C'est
une proposition intéressante de sortir aujourd'hui 2 ou 3 choses
que je sais d'elle (même si je sais bien que le film sera peu
vu, peu diffusé) surtout pour les commentaires de Jean-Luc Godard
distillés en voix off avec une élocution presque éteinte, susurrée
à l'attention du spectateur. Ce discours est super sentencieux, déjà
presque politique et critique de cette France de De Gaulle et
Pompidou, alors premier ministre, un discours d'avant mai 68, d'avant
la révolution mais qui écorne déjà la haine des dirigeants pour
les classes laborieuses.
Evidemment
ça rappelle des positions politiques françaises actuelles, surtout
quand Godard dans son dialogue parle d'une type qui vient de
Rotschild. Suivez mon regard. « J'en déduis que le pouvoir
gaulliste prend le masque d'un réformateur et d'un modernisateur
alors qu'il ne veut qu'enregistrer et régulariser les tendances
actuelles du grand capitalisme. » Voilà le tout début du film
alors qu'il filme Marina Vlady l'actrice jouer Juliette Jeanson une
femme de banlieue parisienne. Son fils est Christophe Bourseiller, sa
voix a mûri mais son élocution et sa bouille sont les mêmes depuis
1967.
Le
« elle » du titre ce n'est pas seulement Marina Vlady
Juliette Jeanson, c'est surtout le banlieue qui effraie un peu
Jean-Luc Godard, il ne sait pas vraiment comment la filmer, où
placer la caméra, alors il multiplie les mouvements d'appareil pour
tenter de trouver un plan d'ensemble. Lui qui avait l'habitude de
filmer les rues parisiennes se trouve dans un certain embarras. Il
résoudra vite ce problème en ne filmant plus jamais les grands
ensembles, les immeubles de banlieue, ce film-là est son film somme
sur la banlieue parisienne.
Le
cinéaste semble tellement perturbé par les changements, par les
travaux, par les immeubles en construction qu'il peine également à
travailler le son. En début de film, il entrechoque mollement le
raffut des pelles mécaniques, des voitures du périph avec sa voix
et celles des interviewées mais il abandonne vite le chaos sonore.
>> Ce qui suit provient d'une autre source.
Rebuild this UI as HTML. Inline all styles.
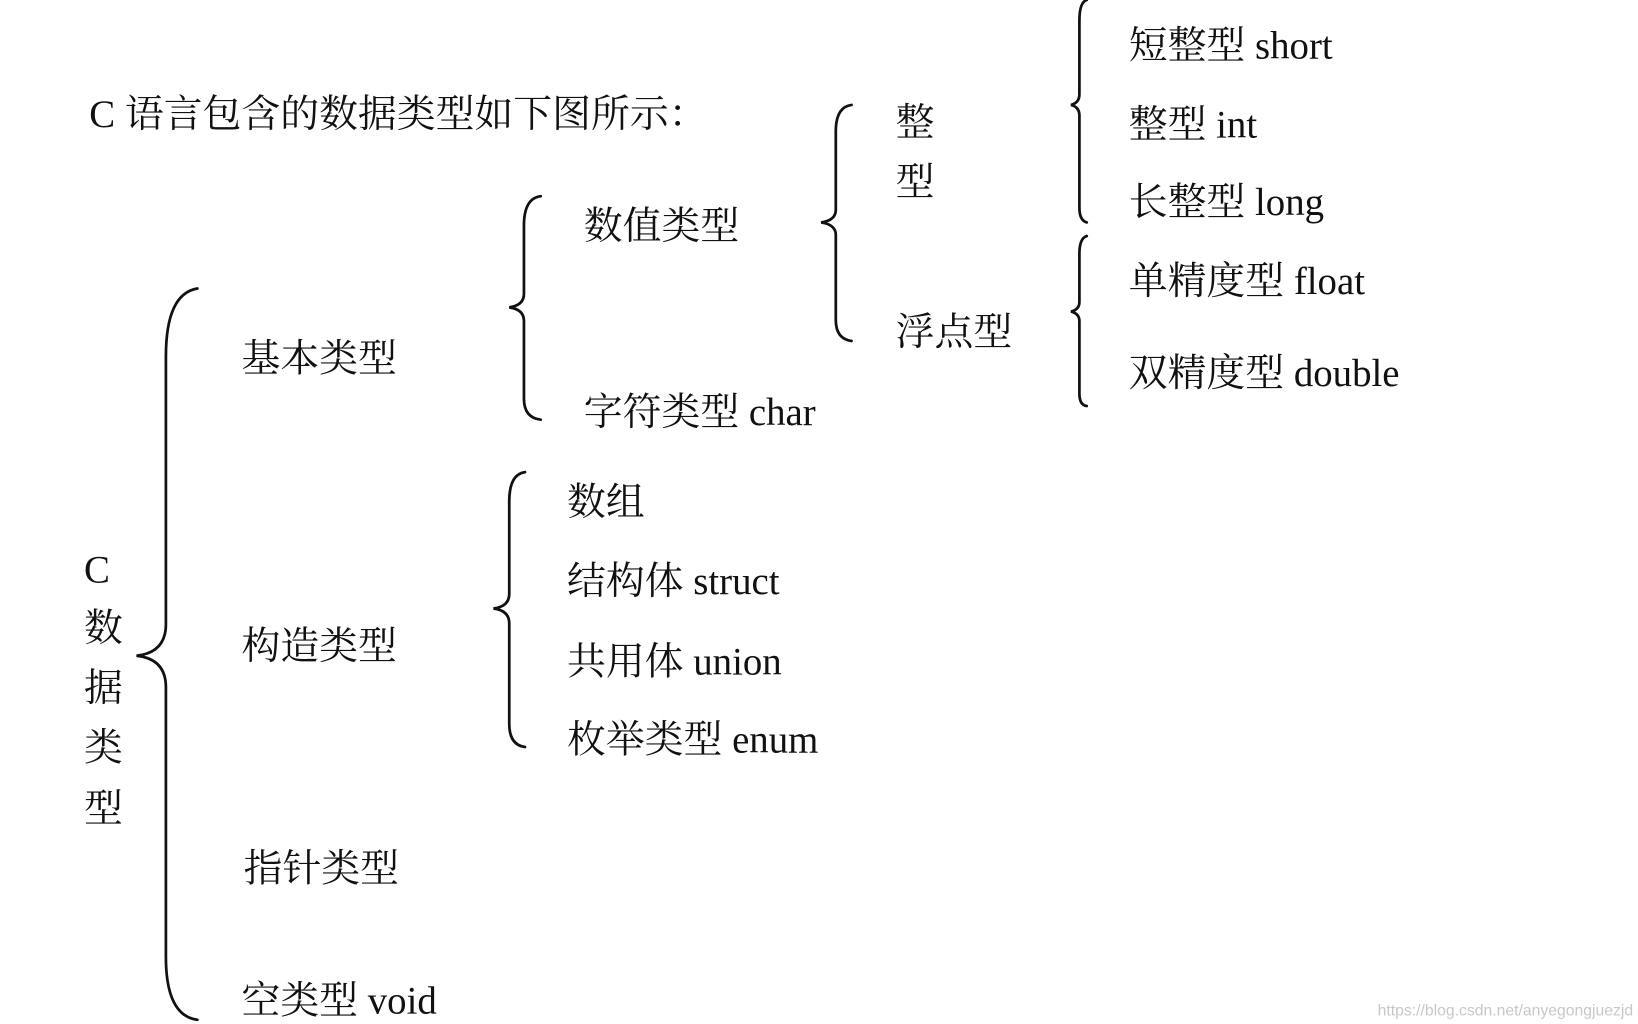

En revanche, il brandit le quatrième mur, fait se tourner vers la
caméra ses femmes (que de femmes) vers l'objectif et elle parle
comme si elles s'adressaient au spectateur ou au moins au cinéaste
qui semble leur poser des questions que l'on entendra jamais.
Comme
tous ses films en couleur des années 1960, il filme en cinémascope
ce qu'il voit et enregistre. C'est étonnant parce que là encore le
cadre a du mal à serrer les visages. Il commence petit à petit,
quand il comprend ses difficultés à filmer l'horizon avec tant
d'immeubles verticaux qui bouchent tout, à mettre les visages de ces
femmes en amorce du plan, ce qui procure un léger effet comique.
Elles sont coupées au milieu du cadre par les immeubles, finalement
une manière visuelle d'en dire plus que ses discours.
L'obsession
du cinéaste pour la prostitution se poursuit encore, le plus métier
du monde est le moyen de ces femmes pour échapper à leur mari, pour
être indépendante (la loi de 1967 faisait des époux les tuteurs
des femmes). On découvre quelques têtes connues au gré des
rencontres libres de Juliette : Anny Duperey chez le coiffeur
qui court rejoindre son fiancé américain incarné par le producteur
Raoul Lévy, Helen Scoot au flipper, Juliet Berto dans un café,
Claude Miller alors assistant de tous cinéastes de la bande.